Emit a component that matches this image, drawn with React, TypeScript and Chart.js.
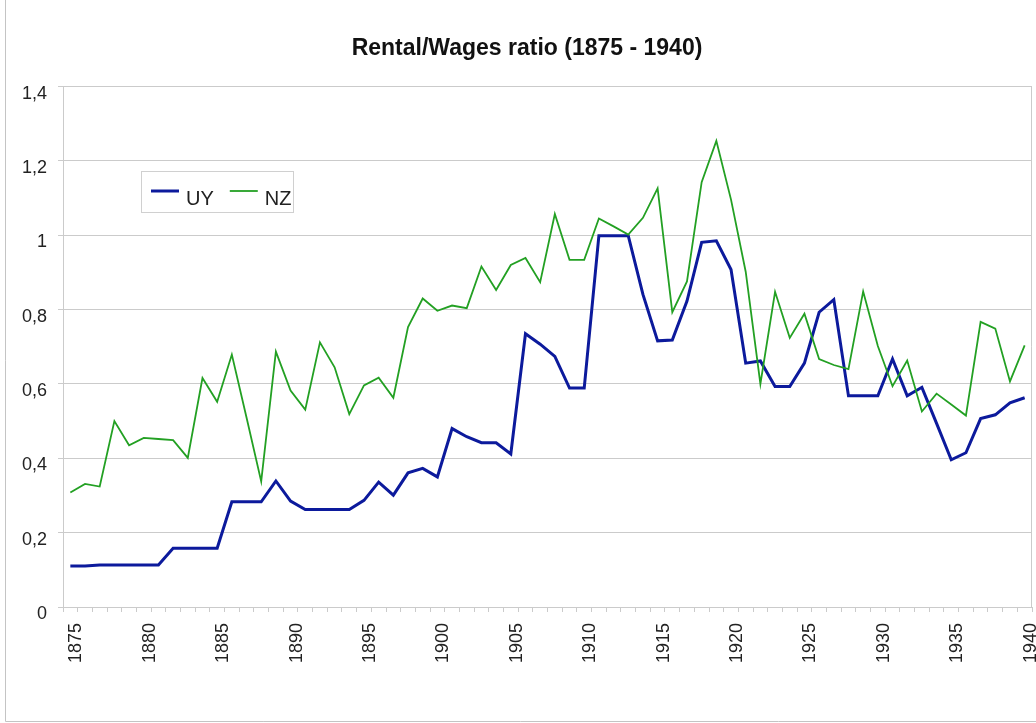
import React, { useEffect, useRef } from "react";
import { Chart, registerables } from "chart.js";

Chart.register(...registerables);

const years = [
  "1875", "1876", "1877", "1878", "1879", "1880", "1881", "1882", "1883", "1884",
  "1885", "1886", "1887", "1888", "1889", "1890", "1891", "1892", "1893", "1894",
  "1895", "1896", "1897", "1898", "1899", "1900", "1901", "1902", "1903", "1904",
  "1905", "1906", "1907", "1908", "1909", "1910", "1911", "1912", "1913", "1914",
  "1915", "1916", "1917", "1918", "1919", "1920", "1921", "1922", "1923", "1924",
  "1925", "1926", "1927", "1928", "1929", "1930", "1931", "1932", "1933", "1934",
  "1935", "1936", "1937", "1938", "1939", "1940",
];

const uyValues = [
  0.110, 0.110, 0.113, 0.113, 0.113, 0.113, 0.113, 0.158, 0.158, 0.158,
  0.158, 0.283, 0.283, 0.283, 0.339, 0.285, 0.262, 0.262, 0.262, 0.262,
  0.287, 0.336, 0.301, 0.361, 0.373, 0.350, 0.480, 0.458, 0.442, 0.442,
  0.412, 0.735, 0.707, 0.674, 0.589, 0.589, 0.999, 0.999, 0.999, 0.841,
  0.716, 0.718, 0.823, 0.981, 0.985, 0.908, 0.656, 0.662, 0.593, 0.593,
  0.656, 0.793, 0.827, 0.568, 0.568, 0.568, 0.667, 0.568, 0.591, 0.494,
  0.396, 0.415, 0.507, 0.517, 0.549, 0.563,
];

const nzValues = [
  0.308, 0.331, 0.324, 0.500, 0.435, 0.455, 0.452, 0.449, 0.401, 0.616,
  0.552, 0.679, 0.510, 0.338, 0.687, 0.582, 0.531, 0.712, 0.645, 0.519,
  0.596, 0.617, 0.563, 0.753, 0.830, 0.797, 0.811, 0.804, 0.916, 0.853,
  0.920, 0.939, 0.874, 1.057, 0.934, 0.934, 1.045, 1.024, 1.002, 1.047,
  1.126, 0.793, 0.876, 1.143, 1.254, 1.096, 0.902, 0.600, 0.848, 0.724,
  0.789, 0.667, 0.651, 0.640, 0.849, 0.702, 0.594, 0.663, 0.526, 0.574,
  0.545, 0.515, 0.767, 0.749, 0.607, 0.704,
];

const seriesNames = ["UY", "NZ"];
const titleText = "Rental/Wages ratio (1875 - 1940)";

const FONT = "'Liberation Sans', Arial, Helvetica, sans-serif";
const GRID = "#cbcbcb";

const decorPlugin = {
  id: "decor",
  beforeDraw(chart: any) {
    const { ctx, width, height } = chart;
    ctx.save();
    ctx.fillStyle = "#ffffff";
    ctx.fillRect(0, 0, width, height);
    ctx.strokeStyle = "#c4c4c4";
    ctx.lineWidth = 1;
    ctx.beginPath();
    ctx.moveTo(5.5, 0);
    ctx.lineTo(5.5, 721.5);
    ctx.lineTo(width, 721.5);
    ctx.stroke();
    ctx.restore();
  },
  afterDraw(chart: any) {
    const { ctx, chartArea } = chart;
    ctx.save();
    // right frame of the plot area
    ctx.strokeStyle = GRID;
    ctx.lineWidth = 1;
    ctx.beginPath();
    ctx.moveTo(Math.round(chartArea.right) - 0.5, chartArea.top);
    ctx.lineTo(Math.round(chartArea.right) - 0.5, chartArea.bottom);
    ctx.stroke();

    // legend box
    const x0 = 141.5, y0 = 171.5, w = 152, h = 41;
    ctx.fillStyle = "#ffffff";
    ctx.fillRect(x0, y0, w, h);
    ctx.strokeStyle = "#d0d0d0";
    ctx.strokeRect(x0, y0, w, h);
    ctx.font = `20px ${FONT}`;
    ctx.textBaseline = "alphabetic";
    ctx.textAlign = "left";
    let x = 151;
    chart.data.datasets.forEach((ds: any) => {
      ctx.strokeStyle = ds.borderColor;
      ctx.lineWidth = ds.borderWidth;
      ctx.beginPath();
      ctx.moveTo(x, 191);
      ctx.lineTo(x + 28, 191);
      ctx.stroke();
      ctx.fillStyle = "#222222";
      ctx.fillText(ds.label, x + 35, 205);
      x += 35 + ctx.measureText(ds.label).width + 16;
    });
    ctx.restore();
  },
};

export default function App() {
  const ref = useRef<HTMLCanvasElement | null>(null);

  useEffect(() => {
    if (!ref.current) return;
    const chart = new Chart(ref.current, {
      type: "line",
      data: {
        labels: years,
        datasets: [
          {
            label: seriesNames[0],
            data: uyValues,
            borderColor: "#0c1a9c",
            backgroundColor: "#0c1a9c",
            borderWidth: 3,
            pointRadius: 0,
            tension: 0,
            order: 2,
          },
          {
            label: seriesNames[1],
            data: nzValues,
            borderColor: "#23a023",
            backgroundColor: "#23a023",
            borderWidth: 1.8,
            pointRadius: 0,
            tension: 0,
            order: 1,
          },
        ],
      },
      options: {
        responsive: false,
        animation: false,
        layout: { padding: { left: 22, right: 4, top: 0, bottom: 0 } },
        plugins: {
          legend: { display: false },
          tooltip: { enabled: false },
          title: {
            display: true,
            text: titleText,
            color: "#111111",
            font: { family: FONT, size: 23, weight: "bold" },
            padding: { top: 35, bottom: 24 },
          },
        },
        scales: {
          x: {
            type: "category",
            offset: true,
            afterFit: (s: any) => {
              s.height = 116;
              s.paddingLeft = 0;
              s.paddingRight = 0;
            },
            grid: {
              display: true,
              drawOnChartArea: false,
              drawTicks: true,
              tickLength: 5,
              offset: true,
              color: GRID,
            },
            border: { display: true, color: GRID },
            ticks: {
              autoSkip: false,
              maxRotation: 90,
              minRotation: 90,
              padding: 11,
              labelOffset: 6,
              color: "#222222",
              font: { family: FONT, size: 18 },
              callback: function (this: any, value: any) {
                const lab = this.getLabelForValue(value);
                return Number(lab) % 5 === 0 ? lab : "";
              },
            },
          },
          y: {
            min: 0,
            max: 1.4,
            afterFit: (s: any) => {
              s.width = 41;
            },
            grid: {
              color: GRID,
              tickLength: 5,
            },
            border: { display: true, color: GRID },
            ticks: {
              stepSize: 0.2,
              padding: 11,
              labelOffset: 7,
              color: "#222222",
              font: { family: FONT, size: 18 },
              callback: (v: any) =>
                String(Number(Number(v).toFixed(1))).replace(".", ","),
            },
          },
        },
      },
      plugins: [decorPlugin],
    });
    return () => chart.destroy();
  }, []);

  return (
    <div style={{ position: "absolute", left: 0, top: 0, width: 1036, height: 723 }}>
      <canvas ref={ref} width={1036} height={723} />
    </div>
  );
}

———

▶ **Problem**:
Would you reproduce the lines above, from the very first through the line containing "Chart.register(...registerables);", exactly and without the pictures?

▶ **Problem solution**:
Emit a component that matches this image, drawn with React, TypeScript and Chart.js.
import React, { useEffect, useRef } from "react";
import { Chart, registerables } from "chart.js";

Chart.register(...registerables);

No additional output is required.